Hotel on the Corner of Bitter and Sweet
by Jamie Ford

A casual reading of this novel will present the story of a Chinese boy falling in love with a Japanese girl just as the Japanese were being evacuated from Seattle into concentration camps in 1942. The sorry history of that American policy sets the framework for high tension within between families of all different races, not just between Japanese and Chinese families.

Protagonist Henry Lee attends a Caucasian private school where he meets Keiko Okabe as they work in the cafeteria to earn their tuition, and where Henry is taunted by white students as if he is Japanese, a belief enhanced by his budding romance with Keiko.

He has an arms-length relationship with his father who speaks no English but insists that Henry speak only in English, which he does not understand . . . OK, it’s more distant than arms can reach.

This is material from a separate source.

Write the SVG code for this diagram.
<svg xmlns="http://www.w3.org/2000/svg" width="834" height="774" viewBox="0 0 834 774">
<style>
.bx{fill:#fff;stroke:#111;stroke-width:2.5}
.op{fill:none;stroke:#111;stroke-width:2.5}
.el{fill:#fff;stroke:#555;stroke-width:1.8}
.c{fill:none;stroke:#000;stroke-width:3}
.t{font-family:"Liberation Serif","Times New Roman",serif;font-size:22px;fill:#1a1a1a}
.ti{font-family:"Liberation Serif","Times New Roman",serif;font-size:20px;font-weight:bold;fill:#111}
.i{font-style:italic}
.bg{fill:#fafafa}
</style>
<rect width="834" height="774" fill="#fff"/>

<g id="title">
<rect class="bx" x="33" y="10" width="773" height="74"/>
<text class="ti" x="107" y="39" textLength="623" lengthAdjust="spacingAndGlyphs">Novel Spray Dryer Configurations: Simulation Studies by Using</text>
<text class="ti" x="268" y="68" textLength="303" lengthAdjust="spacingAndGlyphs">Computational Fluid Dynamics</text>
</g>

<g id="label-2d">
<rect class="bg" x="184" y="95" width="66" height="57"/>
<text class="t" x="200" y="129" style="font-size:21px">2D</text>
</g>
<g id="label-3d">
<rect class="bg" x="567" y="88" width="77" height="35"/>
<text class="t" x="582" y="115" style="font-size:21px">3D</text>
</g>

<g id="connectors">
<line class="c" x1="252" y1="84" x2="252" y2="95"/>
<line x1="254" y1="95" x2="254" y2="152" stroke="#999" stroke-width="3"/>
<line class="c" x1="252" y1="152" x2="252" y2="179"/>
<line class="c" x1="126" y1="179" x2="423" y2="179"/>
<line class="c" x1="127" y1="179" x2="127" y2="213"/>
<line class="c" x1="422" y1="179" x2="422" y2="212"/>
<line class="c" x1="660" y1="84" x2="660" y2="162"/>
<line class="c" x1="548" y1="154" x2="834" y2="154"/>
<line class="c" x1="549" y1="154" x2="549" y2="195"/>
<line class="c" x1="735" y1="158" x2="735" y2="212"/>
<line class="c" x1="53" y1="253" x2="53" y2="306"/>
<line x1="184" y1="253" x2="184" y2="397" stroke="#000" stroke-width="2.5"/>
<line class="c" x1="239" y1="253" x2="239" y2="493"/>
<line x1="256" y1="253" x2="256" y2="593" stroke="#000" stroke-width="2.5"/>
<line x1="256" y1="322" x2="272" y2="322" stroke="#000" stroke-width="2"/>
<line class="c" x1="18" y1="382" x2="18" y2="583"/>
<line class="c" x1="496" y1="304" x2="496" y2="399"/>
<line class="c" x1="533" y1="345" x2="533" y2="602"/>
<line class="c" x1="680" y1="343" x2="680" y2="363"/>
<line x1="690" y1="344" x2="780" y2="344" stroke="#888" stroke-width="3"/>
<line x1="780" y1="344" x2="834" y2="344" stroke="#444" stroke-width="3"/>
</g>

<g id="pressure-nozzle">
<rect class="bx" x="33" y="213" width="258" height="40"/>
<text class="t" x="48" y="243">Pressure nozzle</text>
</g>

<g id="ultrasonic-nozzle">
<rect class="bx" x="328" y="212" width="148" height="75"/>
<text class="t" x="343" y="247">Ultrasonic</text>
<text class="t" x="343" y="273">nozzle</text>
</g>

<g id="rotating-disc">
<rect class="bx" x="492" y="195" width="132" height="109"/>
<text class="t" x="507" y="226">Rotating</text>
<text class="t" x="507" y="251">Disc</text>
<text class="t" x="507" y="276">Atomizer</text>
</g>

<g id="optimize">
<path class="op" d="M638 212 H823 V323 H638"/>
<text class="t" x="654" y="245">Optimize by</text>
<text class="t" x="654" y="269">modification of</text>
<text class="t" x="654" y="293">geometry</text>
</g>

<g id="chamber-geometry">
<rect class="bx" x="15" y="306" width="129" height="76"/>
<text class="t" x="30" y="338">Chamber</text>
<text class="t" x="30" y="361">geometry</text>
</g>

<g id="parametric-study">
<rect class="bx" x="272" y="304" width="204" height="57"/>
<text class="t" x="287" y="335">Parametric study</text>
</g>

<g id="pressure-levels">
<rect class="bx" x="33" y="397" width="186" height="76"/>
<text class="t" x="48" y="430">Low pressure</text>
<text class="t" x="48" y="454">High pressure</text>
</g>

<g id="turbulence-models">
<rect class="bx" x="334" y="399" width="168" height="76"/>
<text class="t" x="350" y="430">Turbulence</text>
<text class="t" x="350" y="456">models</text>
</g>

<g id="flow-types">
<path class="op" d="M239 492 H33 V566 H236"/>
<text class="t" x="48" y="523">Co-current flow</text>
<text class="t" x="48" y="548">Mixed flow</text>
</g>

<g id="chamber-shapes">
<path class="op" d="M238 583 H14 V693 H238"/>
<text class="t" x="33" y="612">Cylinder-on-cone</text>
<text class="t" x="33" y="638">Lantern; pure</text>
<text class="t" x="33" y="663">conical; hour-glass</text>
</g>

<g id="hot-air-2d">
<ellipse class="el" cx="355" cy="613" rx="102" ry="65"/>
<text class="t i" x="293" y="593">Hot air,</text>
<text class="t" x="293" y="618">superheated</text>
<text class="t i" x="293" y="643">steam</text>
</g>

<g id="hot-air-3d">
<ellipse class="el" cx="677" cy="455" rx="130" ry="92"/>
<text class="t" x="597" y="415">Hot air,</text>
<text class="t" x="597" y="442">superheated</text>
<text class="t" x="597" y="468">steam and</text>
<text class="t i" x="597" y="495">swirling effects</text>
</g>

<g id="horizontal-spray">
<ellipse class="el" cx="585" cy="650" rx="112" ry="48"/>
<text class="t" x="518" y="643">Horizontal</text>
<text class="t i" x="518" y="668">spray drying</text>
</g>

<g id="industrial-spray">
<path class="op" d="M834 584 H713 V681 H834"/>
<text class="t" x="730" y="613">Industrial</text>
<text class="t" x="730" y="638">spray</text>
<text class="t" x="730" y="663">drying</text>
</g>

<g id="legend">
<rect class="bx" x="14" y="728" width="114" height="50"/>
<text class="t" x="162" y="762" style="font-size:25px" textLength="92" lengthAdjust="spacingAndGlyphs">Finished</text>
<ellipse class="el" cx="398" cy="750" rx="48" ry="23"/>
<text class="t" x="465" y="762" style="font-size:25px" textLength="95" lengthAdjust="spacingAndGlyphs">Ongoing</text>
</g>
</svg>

The relationship becomes even more sour when the relationship between Henry and Keiko is revealed, to the point where the father is not even trying to communicate.

Keiko is, of course evacuated, and Henry does all he can to maintain their communication, including working at the first camp she as at, then taking a long bus ride to the second. As time goes on, letters from Keiko become less frequent and ultimately stop.

But the real story in the book is the dissolution of any familial relationship between Henry and his father and serves as an example for the permanent damage that controlling parents can wreak on their children. Henry’s father not only doesn’t speak to Henry following the disclosure of the relationship with a Japanese girl, he actively sabotages the relationship.

Henry’s sanity is saved by his friendship with Sheldon, a black street musician, but Henry’s heart is all but broken as he later marries Ethel, the postal clerk who helped Henry get his letters to Keiko. He loves her, but spends his life knowing he had to settle for second best.

Henry spends much of his adult life trying to not be the father his father was and largely succeeds which makes for a nice, feel-good ending to this slow-moving but very engaging book when he and Keikofinally meet again.